Make an exact copy of the records, with the pictures left out.

==== Supplied data ====

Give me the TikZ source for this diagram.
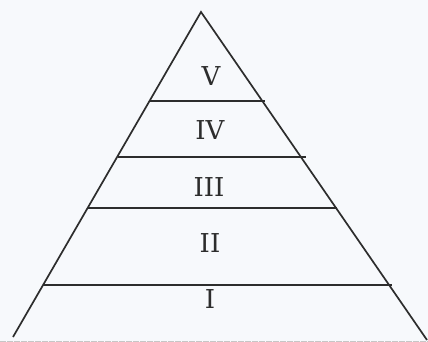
\documentclass[tikz,border=0pt]{standalone}
\usepackage{fontspec}
\newfontfamily\numfont{DejaVu Serif}
\definecolor{inkgray}{RGB}{45,45,45}
\definecolor{papertint}{RGB}{247,249,252}
\tikzset{
  side/.style={inkgray, line width=1.7pt},
  level/.style={inkgray, line width=1.6pt},
  numeral/.style={inkgray, font=\numfont\fontsize{26}{26}\selectfont}
}
\begin{document}
\begin{tikzpicture}[x=1pt,y=-1pt]
\fill[papertint] (0,0) rectangle (428,342);
\useasboundingbox (0,0) rectangle (428,342);
% corners of the pyramid
\coordinate (apex) at (201,12);
\coordinate (bl) at (13,337);
\coordinate (br) at (427,340);
\draw[side] (bl) -- (apex) -- (br);
% faint base along the bottom edge
\draw[gray!45, line width=0.8pt, dashed, dash pattern=on 6pt off 1pt] (0,341) -- (428,341);
% dividing lines between the levels
\coordinate (l1a) at (150,101);  \coordinate (l1b) at (265,101);
\coordinate (l2a) at (118,157);  \coordinate (l2b) at (306,157);
\coordinate (l3a) at (87,208);   \coordinate (l3b) at (337,208);
\coordinate (l4a) at (43,285);   \coordinate (l4b) at (392,285);
\draw[level] (l1a) -- (l1b);
\draw[level] (l2a) -- (l2b);
\draw[level] (l3a) -- (l3b);
\draw[level] (l4a) -- (l4b);
% level numerals
\node[numeral] (five)  at (211,76)  {V};
\node[numeral] (four)  at (210,130) {IV};
\node[numeral] (three) at (209,187) {III};
\node[numeral] (two)   at (210,243) {II};
\node[numeral] (one)   at (210,299) {I};
\end{tikzpicture}
\end{document}
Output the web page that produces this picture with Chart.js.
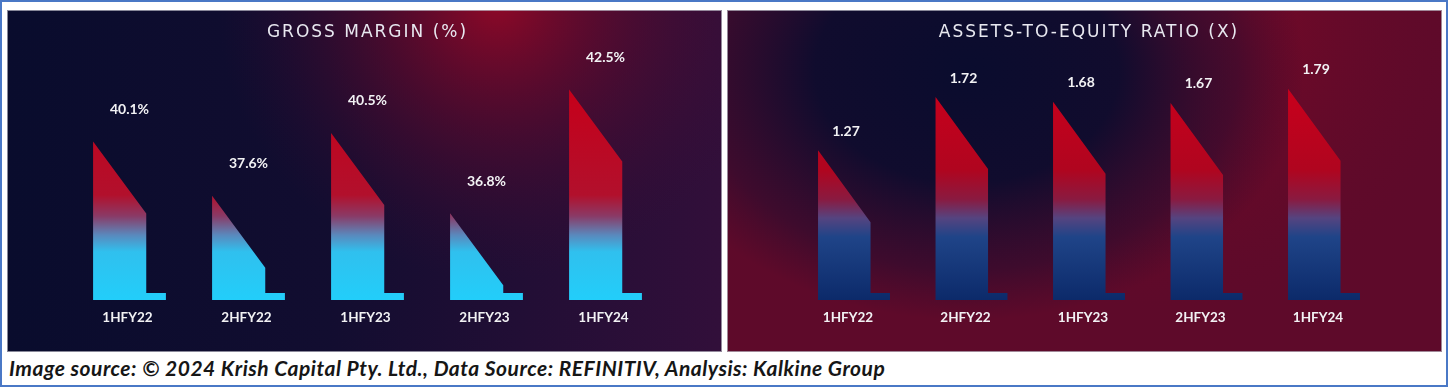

====

The answer
Give me the TikZ source for this diagram.
\documentclass[tikz,border=0pt]{standalone}
\usepackage{fontspec}
\newfontfamily\numfont{DejaVu Serif}
\definecolor{inkgray}{RGB}{45,45,45}
\definecolor{papertint}{RGB}{247,249,252}
\tikzset{
  side/.style={inkgray, line width=1.7pt},
  level/.style={inkgray, line width=1.6pt},
  numeral/.style={inkgray, font=\numfont\fontsize{26}{26}\selectfont}
}
\begin{document}
\begin{tikzpicture}[x=1pt,y=-1pt]
\fill[papertint] (0,0) rectangle (428,342);
\useasboundingbox (0,0) rectangle (428,342);
% corners of the pyramid
\coordinate (apex) at (201,12);
\coordinate (bl) at (13,337);
\coordinate (br) at (427,340);
\draw[side] (bl) -- (apex) -- (br);
% faint base along the bottom edge
\draw[gray!45, line width=0.8pt, dashed, dash pattern=on 6pt off 1pt] (0,341) -- (428,341);
% dividing lines between the levels
\coordinate (l1a) at (150,101);  \coordinate (l1b) at (265,101);
\coordinate (l2a) at (118,157);  \coordinate (l2b) at (306,157);
\coordinate (l3a) at (87,208);   \coordinate (l3b) at (337,208);
\coordinate (l4a) at (43,285);   \coordinate (l4b) at (392,285);
\draw[level] (l1a) -- (l1b);
\draw[level] (l2a) -- (l2b);
\draw[level] (l3a) -- (l3b);
\draw[level] (l4a) -- (l4b);
% level numerals
\node[numeral] (five)  at (211,76)  {V};
\node[numeral] (four)  at (210,130) {IV};
\node[numeral] (three) at (209,187) {III};
\node[numeral] (two)   at (210,243) {II};
\node[numeral] (one)   at (210,299) {I};
\end{tikzpicture}
\end{document}
Output the web page that produces this picture with Chart.js.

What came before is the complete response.